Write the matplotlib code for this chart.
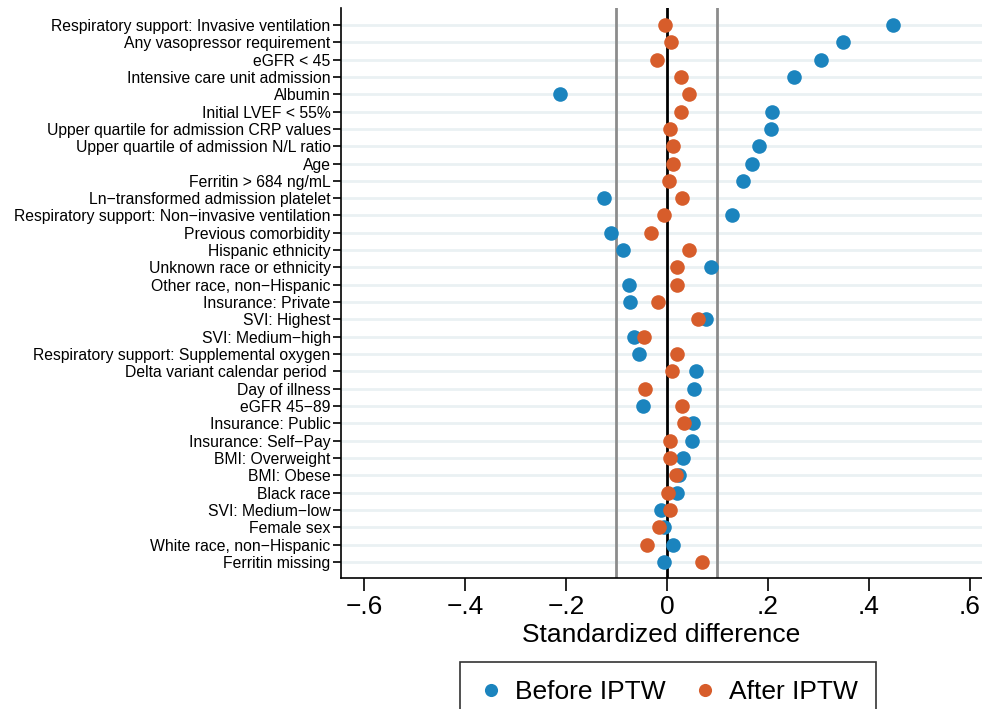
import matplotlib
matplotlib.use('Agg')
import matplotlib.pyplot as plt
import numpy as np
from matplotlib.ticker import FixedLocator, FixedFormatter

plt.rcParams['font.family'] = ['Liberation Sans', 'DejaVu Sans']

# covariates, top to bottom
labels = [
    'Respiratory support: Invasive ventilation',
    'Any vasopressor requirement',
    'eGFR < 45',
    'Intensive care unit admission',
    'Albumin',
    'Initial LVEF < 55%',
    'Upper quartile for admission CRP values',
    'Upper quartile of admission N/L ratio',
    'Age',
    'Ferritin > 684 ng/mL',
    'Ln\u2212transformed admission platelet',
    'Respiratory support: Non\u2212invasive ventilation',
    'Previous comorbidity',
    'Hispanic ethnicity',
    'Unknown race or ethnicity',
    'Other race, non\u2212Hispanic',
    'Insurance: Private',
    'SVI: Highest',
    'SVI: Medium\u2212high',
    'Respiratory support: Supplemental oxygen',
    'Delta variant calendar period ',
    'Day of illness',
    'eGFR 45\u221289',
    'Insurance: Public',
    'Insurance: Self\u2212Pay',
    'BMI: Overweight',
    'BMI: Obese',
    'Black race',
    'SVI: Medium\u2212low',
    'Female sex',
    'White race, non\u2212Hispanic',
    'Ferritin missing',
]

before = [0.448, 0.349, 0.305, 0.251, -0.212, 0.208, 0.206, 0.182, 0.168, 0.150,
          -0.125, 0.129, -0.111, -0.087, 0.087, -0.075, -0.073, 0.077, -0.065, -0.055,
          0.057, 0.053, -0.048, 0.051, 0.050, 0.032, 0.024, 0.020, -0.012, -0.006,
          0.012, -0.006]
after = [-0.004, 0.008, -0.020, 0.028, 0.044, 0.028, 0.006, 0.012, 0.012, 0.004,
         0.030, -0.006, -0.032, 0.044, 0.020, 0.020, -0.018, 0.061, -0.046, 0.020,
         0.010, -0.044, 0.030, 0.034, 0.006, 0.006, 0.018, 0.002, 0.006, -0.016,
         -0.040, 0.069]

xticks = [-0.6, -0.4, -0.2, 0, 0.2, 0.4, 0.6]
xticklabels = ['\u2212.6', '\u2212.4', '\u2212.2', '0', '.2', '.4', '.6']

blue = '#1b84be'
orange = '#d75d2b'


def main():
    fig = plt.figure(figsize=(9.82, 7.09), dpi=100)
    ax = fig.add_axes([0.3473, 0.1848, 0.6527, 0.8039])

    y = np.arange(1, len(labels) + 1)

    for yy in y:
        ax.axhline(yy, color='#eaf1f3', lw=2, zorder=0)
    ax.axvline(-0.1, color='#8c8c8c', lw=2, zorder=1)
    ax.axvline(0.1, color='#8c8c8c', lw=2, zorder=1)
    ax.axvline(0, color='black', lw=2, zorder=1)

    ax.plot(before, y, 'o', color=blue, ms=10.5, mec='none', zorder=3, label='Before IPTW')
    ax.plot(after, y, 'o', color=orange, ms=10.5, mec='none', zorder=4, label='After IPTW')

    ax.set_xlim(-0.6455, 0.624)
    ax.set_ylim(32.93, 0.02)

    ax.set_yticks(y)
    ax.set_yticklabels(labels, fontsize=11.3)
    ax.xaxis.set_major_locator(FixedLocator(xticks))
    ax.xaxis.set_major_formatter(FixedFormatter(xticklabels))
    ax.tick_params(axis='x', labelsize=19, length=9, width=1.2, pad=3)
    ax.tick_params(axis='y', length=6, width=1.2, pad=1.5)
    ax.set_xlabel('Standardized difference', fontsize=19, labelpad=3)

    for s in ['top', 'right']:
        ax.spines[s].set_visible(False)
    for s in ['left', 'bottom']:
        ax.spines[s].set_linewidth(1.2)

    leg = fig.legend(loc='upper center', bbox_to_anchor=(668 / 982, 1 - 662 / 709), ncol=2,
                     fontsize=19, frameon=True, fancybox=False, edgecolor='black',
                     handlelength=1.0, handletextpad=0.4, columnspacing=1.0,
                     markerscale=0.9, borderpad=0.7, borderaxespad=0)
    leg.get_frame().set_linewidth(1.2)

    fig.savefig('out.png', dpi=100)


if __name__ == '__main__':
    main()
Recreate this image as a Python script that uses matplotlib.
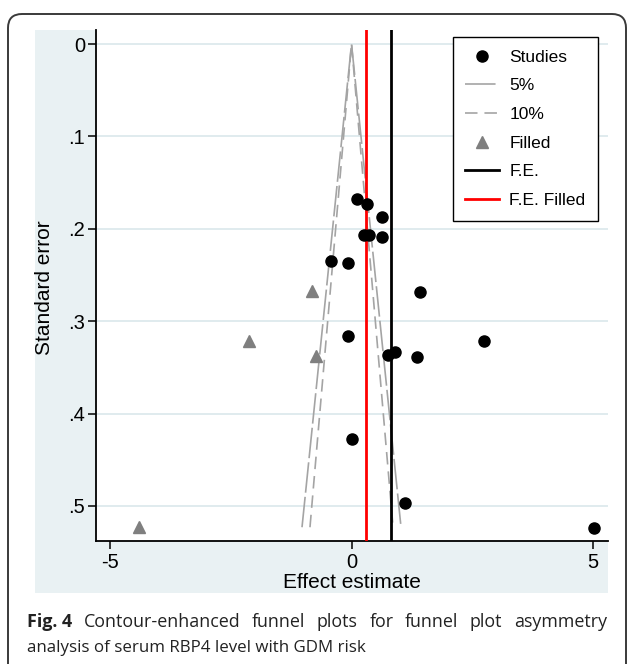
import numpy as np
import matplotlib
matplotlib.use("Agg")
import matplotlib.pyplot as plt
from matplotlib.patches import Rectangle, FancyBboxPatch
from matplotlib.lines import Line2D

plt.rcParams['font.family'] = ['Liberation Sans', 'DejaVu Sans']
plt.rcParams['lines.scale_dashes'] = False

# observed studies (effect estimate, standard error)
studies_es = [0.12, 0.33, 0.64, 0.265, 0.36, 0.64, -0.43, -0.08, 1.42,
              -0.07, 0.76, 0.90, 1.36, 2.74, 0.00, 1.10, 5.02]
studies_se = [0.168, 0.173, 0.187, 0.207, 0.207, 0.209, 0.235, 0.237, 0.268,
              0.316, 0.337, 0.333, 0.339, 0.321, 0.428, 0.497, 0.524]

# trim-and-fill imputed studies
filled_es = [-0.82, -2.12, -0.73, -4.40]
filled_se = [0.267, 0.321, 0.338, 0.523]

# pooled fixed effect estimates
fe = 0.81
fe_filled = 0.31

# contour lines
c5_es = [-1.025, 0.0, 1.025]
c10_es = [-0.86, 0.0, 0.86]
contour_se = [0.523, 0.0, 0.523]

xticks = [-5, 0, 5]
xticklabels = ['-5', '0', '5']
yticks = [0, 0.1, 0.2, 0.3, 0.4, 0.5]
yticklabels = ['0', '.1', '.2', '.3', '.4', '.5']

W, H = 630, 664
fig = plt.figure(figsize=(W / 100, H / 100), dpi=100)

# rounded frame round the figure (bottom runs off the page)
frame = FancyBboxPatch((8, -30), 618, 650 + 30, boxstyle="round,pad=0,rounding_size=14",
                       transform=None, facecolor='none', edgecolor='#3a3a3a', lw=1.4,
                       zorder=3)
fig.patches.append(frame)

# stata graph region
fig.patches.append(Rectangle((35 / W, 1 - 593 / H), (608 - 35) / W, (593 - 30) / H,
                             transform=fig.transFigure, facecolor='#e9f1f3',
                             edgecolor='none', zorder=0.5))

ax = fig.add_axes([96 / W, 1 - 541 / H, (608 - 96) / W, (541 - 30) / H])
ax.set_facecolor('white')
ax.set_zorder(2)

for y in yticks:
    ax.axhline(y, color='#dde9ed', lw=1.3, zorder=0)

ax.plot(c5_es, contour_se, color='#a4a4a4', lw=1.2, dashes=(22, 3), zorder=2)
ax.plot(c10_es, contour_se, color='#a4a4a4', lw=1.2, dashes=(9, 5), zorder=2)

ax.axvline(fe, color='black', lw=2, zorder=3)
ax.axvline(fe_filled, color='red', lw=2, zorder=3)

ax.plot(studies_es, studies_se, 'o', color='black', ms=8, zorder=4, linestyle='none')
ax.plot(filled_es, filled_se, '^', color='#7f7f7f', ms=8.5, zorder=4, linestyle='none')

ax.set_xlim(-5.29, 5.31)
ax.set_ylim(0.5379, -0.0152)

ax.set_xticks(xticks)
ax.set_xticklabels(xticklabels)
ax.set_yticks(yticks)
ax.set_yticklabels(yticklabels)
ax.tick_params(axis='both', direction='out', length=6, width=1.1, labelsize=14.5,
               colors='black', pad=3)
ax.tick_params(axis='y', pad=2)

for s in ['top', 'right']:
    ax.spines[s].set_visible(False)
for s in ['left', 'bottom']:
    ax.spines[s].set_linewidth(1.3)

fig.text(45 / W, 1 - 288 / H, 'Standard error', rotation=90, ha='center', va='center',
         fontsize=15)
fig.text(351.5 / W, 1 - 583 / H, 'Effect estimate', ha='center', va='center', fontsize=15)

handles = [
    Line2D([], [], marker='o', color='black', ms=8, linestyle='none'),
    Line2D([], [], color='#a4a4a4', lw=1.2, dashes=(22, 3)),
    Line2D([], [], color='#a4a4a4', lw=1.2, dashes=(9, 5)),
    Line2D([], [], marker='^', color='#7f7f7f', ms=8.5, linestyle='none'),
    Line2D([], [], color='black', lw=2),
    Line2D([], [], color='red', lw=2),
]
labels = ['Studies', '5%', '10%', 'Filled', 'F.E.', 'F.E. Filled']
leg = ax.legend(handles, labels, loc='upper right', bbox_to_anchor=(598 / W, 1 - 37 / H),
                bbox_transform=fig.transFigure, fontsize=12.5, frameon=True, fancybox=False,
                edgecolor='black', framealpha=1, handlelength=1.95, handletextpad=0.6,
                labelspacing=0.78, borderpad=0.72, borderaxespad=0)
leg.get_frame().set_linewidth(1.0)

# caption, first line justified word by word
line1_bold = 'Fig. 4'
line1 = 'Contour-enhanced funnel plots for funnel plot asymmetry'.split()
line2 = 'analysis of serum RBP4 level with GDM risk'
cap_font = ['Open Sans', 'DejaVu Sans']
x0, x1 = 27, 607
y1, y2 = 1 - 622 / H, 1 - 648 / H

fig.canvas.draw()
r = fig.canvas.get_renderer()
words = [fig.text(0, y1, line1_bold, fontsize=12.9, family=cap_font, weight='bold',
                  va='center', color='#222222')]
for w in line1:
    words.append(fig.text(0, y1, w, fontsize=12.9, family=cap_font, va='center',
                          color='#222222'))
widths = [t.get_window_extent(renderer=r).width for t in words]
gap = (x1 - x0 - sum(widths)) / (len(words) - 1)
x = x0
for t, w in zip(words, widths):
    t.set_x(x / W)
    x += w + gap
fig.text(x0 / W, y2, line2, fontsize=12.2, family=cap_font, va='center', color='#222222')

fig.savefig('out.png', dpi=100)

____

**TASK GOAL:**
Exactly as they appear, write out the lines from the one containing "Recreate this image" down to the one containing "fig.patches.append(frame)", both included. Pictures are left out.

**RESPONSE TO THE TASK:**
Recreate this image as a Python script that uses matplotlib.
import numpy as np
import matplotlib
matplotlib.use("Agg")
import matplotlib.pyplot as plt
from matplotlib.patches import Rectangle, FancyBboxPatch
from matplotlib.lines import Line2D

plt.rcParams['font.family'] = ['Liberation Sans', 'DejaVu Sans']
plt.rcParams['lines.scale_dashes'] = False

# observed studies (effect estimate, standard error)
studies_es = [0.12, 0.33, 0.64, 0.265, 0.36, 0.64, -0.43, -0.08, 1.42,
              -0.07, 0.76, 0.90, 1.36, 2.74, 0.00, 1.10, 5.02]
studies_se = [0.168, 0.173, 0.187, 0.207, 0.207, 0.209, 0.235, 0.237, 0.268,
              0.316, 0.337, 0.333, 0.339, 0.321, 0.428, 0.497, 0.524]

# trim-and-fill imputed studies
filled_es = [-0.82, -2.12, -0.73, -4.40]
filled_se = [0.267, 0.321, 0.338, 0.523]

# pooled fixed effect estimates
fe = 0.81
fe_filled = 0.31

# contour lines
c5_es = [-1.025, 0.0, 1.025]
c10_es = [-0.86, 0.0, 0.86]
contour_se = [0.523, 0.0, 0.523]

xticks = [-5, 0, 5]
xticklabels = ['-5', '0', '5']
yticks = [0, 0.1, 0.2, 0.3, 0.4, 0.5]
yticklabels = ['0', '.1', '.2', '.3', '.4', '.5']

W, H = 630, 664
fig = plt.figure(figsize=(W / 100, H / 100), dpi=100)

# rounded frame round the figure (bottom runs off the page)
frame = FancyBboxPatch((8, -30), 618, 650 + 30, boxstyle="round,pad=0,rounding_size=14",
                       transform=None, facecolor='none', edgecolor='#3a3a3a', lw=1.4,
                       zorder=3)
fig.patches.append(frame)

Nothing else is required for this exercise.